New Horizons

The launch of New Horizons on the Atlas V 551.

New Horizons is a space probe launched by NASA on 19 January 2006, to the dwarf planet Pluto and on an escape trajectory from the Sun. It is the first man-made spacecraft to go to Pluto. Its flight took nine years. It arrived at the Pluto-Charon system on July 14, 2015. It flew near Pluto and took photographs and measurements while it passed. At about 1 kilobit per second, it took 15 months to transmit them back to Earth.

Instruments include a Long-Range Reconnaissance Imager (LORRI), a Ralph telescope of 75 mm aperture, an Alice ultraviolet imaging spectrometer, a Particle Spectrometer Suite to study solar wind and particles, a student dust counter (VBSDC), and a Radio Science Experiment (REX).

The New Horizons spacecraft

The primary mission of New Horizons is to study Pluto and its system of moons. The secondary mission is to study any objects in the Kuiper Belt, if something became available for a flyby.

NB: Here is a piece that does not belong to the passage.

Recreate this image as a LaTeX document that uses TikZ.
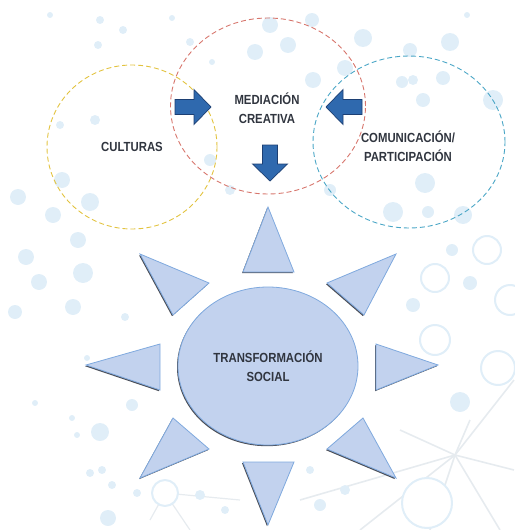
\documentclass[tikz,border=0pt]{standalone}
\usepackage{fontspec}
\setmainfont{Liberation Sans}
\newfontfamily\lblfont[FakeStretch=0.86]{Liberation Sans}
\usetikzlibrary{shapes.geometric,shadows}
\definecolor{dotblue}{HTML}{E0EEF8}
\definecolor{netgray}{HTML}{E6EBEF}
\definecolor{sunfill}{HTML}{C2D2EE}
\definecolor{sunedge}{HTML}{7FA9DE}
\definecolor{shadowgray}{HTML}{2B2F3A}
\definecolor{arrowblue}{HTML}{2F69AE}
\definecolor{arrowdark}{HTML}{1C3F73}
\definecolor{labelgray}{HTML}{30353F}
\definecolor{ringred}{HTML}{D7766D}
\definecolor{ringyellow}{HTML}{E2C340}
\definecolor{ringteal}{HTML}{4AA6C6}
\tikzset{
  ring/.style={ellipse, draw=#1, dash pattern=on 5pt off 3pt, line width=0.9pt, inner sep=0pt},
  lbl/.style={font=\lblfont\bfseries\fontsize{13.2}{18.5}\selectfont, text=labelgray, align=center},
  sunpart/.style={fill=sunfill, draw=sunedge, line width=0.8pt,
    drop shadow={shadow xshift=-1pt, shadow yshift=-1.2pt, fill=shadowgray, opacity=0.85}},
  arrowbody/.style={fill=arrowblue, draw=arrowdark, line width=0.7pt},
  pics/fatarrow/.style={code={
    \draw[arrowbody] (-17,-7.5) -- (2,-7.5) -- (2,-17.5) -- (19,0) -- (2,17.5) -- (2,7.5) -- (-17,7.5) -- cycle;
  }}
}

\begin{document}
\begin{tikzpicture}[x=1pt,y=-1pt]
  \useasboundingbox (0,0) rectangle (514,530);

  % faint network in the background
  \foreach \ex/\ey in {360/530, 400/430, 470/420, 514/470, 514/380, 430/530, 300/500, 500/530}
    \draw[netgray, line width=1.6pt] (455,455) -- (\ex,\ey);
  \foreach \ex/\ey in {190/530, 240/500, 150/520}
    \draw[netgray, line width=1.2pt] (165,493) -- (\ex,\ey);

  % bubbles
  \foreach \x/\y/\r in {62/180/8, 18/197/8, 90/202/9, 53/215/8, 78/240/8, 26/257/8,
      83/273/10, 39/282/8, 15/312/7, 73/307/8, 125/317/4, 87/358/3, 35/403/3,
      132/405/6, 72/418/3, 100/432/9, 77/435/3, 90/473/4, 102/470/4, 112/485/4,
      137/493/4, 108/518/8, 100/20/4, 123/30/4, 98/45/4, 172/18/3, 50/15/3,
      255/52/8, 288/45/8, 270/25/8, 312/20/7, 313/80/8, 363/38/9, 345/68/8,
      450/42/9, 410/50/7, 402/82/6, 413/80/5, 443/78/7, 423/100/7, 493/100/10,
      467/15/3, 212/62/3, 190/42/4, 425/183/10, 393/212/10, 428/212/6, 463/215/9,
      452/250/6, 413/305/7, 470/283/7, 460/402/10, 200/495/5, 225/510/4, 320/505/6,
      345/490/5, 310/470/4, 60/125/4, 95/120/5, 210/160/6, 230/190/5, 330/190/6}
    \fill[dotblue] (\x,\y) circle (\r);
  \foreach \x/\y/\r in {487/250/14, 435/278/14, 435/340/15, 510/300/15, 498/368/17,
      427/503/25, 165/493/13}
    \filldraw[fill=white, draw=dotblue, line width=2pt] (\x,\y) circle (\r);

  % three dashed circles
  \node[ring=ringyellow, minimum width=170pt, minimum height=164pt] (cult) at (132,147) {};
  \node[ring=ringred, minimum width=195pt, minimum height=176pt] (medi) at (268,106) {};
  \node[ring=ringteal, minimum width=192pt, minimum height=172pt] (comu) at (409,142) {};
  \node[lbl] (cultTxt) at (132,147) {CULTURAS};
  \node[lbl] (mediTxt) at (267,108) {MEDIACIÓN\\CREATIVA};
  \node[lbl] (comuTxt) at (408,146) {COMUNICACIÓN/\\PARTICIPACIÓN};

  % block arrows
  \pic (inLeft) [rotate=0] at (192,107) {fatarrow};
  \pic (inRight) [rotate=180] at (345,107) {fatarrow};
  \pic (outDown) [rotate=-90] at (270,162) {fatarrow};

  % sun rays
  \foreach \ax/\ay/\bx/\by/\cx/\cy in {
      268/207/243/272/294/272, 268/525/243/462/294/462,
      86/365/160/344/160/390, 438/365/376/344/376/390,
      140/254/209/283/173/315, 396/254/327/283/364/315,
      140/478/209/449/173/418, 396/478/327/449/363/418}
    \draw[sunpart] (\ax,\ay) -- (\bx,\by) -- (\cx,\cy) -- cycle;

  % sun body
  \node[ellipse, sunpart, minimum width=180pt, minimum height=158pt, lbl] (core) at (268,366) {TRANSFORMACIÓN\\SOCIAL};
\end{tikzpicture}
\end{document}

The space probe set the record for the fastest man-made object ever launched, with the Earth-relative speed of about 16.26 km/s, although, arguably, the Helios probes got a faster Sun-relative speed. It used a gravity assist from Jupiter to get its high speeds without having to burn as much monopropellant (weak rocket fuel) as needed to fly directly to Pluto.

On January 1, 2019 the probe flew by 486958 Arrokoth, a small Kuiper Belt object also called 2014 MU69 and nicknamed "Ultima Thule". Propellant is now scarce, but a target for a third flyby might be found. It will continue to report about its environment.

The New Horizons spacecraft is the 5th spacecraft to go faster than the escape velocity of the solar system. On April 17, 2021, it passed a distance of 50 AU from the Sun.